Within the communicator creation hook, the collectives table is overridden by setting the
coll_fns pointer in the communicator to a pointer to new table. Unless all collective functions are being overridden, it's best to copy the previous table into the new table, then replace the desired function pointers. Along with function pointers for the collective functions, the table has a reference count field and a field to store a pointer to the function table being overridden, so that the previous table can be restored when the communicator is destroyed.
A function can be registered to be called when the communicator is destroyed:
int MPIDI_CH3U_Comm_register_destroy_hook(int (*hook_fn)(struct MPID_Comm *, void *), void *param);
It is important to call the communicator creation hooks for upper layers before calling the hooks for lower layers. The communicator destruction hooks should be called in revers order, i.e., the hooks for lower layers should be called before calling the hooks for the upper layers. This allows the lower layers to override collective function tables of upper layers. The communicator destruction function should be used to restore the
coll_fns to the previous function pointer, so that when a destruction hook of a layer is called,
coll_fns will point to the same table that was set in that layer's creation hook.
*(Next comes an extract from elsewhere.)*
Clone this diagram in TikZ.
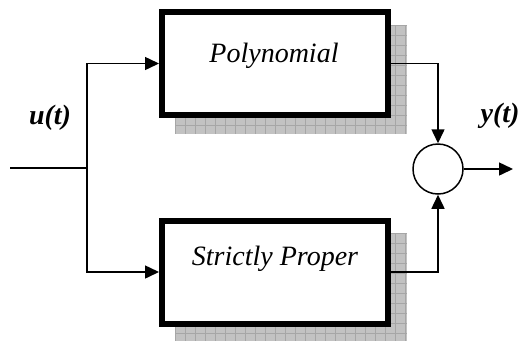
\documentclass[tikz,border=0pt]{standalone}
\usepackage{fontspec}
\setmainfont{Liberation Serif}
\usetikzlibrary{arrows.meta}
\begin{document}
\begin{tikzpicture}[x=1pt,y=-1pt,
  blk/.style={draw,line width=6pt,fill=white,minimum width=226pt,minimum height=103pt,inner sep=0pt},
  shadowfill/.style={fill=gray!48},
  gridline/.style={draw=gray!70,line width=0.4pt},
  wire/.style={line width=1.5pt},
  arr/.style={wire,-{Triangle[length=14pt,width=13pt]}},
  lbl/.style={font=\fontsize{28}{32}\selectfont\itshape},
  sig/.style={font=\fontsize{28}{32}\selectfont\bfseries\itshape}]
\useasboundingbox (0,0) rectangle (521,341);
% shadows
\fill[shadowfill] (175,25) rectangle (407,134);
\fill[shadowfill] (175,233) rectangle (407,341);
\begin{scope}
\clip (175,25) rectangle (407,134);
\foreach \x in {175,185,...,405} \draw[gridline] (\x,25) -- (\x,134);
\foreach \y in {25,35,...,134} \draw[gridline] (175,\y) -- (407,\y);
\end{scope}
\begin{scope}
\clip (175,233) rectangle (407,341);
\foreach \x in {175,185,...,405} \draw[gridline] (\x,233) -- (\x,341);
\foreach \y in {233,243,...,341} \draw[gridline] (175,\y) -- (407,\y);
\end{scope}
% blocks
\node[blk] (poly) at (275,63.5) {};
\node[blk] (sp) at (275,272) {};
\node[lbl] (polyt) at (274,56) {Polynomial};
\node[lbl] (spt) at (275,259) {Strictly Proper};
% summing junction
\node[draw,wire,circle,minimum size=50pt,inner sep=0pt] (sum) at (438,169) {};
% signals
\coordinate (in) at (10,168);
\coordinate (split) at (87,168);
\coordinate (out) at (513,169);
\draw[wire] (in) -- (split);
\draw[arr] (split) |- (poly.west);
\draw[arr] (split) |- (sp.west);
\draw[arr] (poly.east) -| (sum.north);
\draw[arr] (sp.east) -| (sum.south);
\draw[arr] (sum.east) -- (out);
\node[sig] (u) at (50,118) {u(t)};
\node[sig] (y) at (500,116) {y(t)};
\end{tikzpicture}
\end{document}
Note that different communicators can use different collective function tables, so using statically allocated tables is unlikely to work. In the worst case, a new function table would have to be allocated for each communicator. We noticed that, assuming the same functions are being overridden by a layer, the same function table can be assigned to both communicators if the
coll_fns pointer assigned by the upper layer on both communicators is the same. In
ch3i_comm.c we keep a list of function tables we've allocated and search the list in the creation hook for a table that has the same
prev_coll_fns as the
coll_fns of the created communicator. If we find one, we increment the reference count on that table and assign it to that communicator. Otherwise, we allocate a new function table, assign it to the communicator and add it to the table. In the destruction hook, we reset the
coll_fns pointer to the
prev_coll_fns in the table, then decrement the count and free the table if the reference count reaches zero.
* When implementing nonblocking collectives, we decided that it the code was made considerably cleaner by requiring a valid pointer than checking the pointer before calling the function. However, we did not want to change the existing code for blocking collectives. Eventually we'll make this consistent.